Image attribution: Cover taken from the invaluable comics.org
I like “Leaf And Stick And Some Bits Of Clay I Found By The River And I Sort Of Smooshed Them All Together And Made A Pretty Good Lump Of Crud To Throw At Somebody Age?” (LSSBCIFBTRISOSTATAMAPGLOCTTASA Age for Short.) But…I think it’s wrong to say we evolved from the LSSBCIFBTRISOSTATAMAPGLOCTTASA Age to the Slightly Less Awful Age…at least without the caveat that we’ve now devolved again to some sort of Golden Shower age, which is sort of like the Golden Age but for older viewers.
It seems that the “Golden Age” term refers more to the ubiquity and public acceptance, rather than the quality of the comics themselves. There were millions of comics sold those days, in lots of genres besides superheroes.
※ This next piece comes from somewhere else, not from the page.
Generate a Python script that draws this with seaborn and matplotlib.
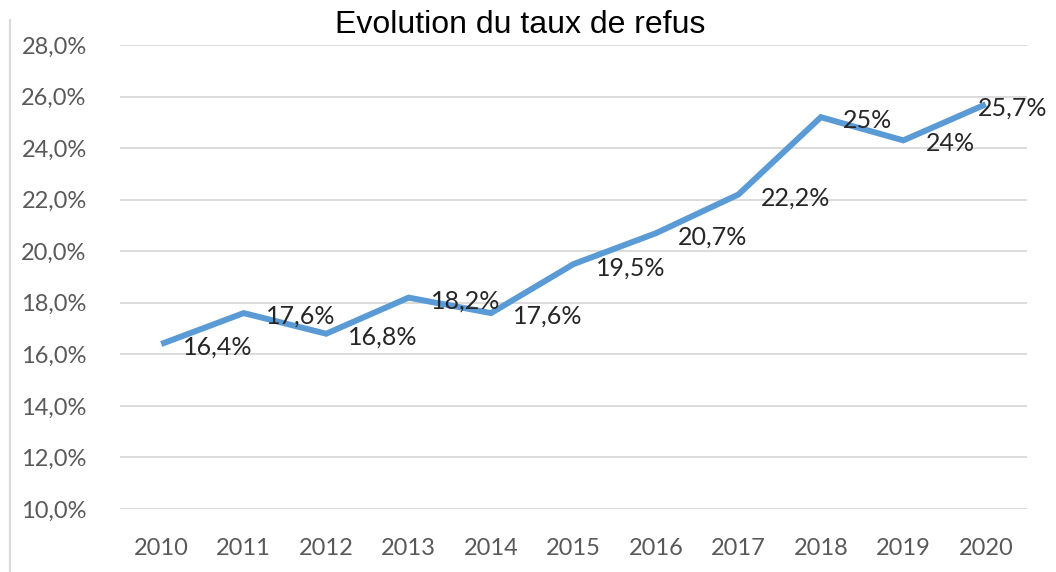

That’s the real reason that time is so celebrated, since it was supposedly an era where people weren’t so deathly embarrassed of their hobbies. I don’t think that was actually true though; the comics were still considered kids’ stuff, so even if there were a handful of good artists, adult fans would be just as scorned and ridiculed as they should be today.
Incidentally, I’d there was a real Golden Age of comics, it would be the decades before superheroes caught on, when newspaper strips were full of gorgeous, innovative work. Winsor McCay alone blows most Golden Age superhero comics away, and there were plenty of other greats at work as well. But they weren’t superheroes, so modern dumbasses can ignore them.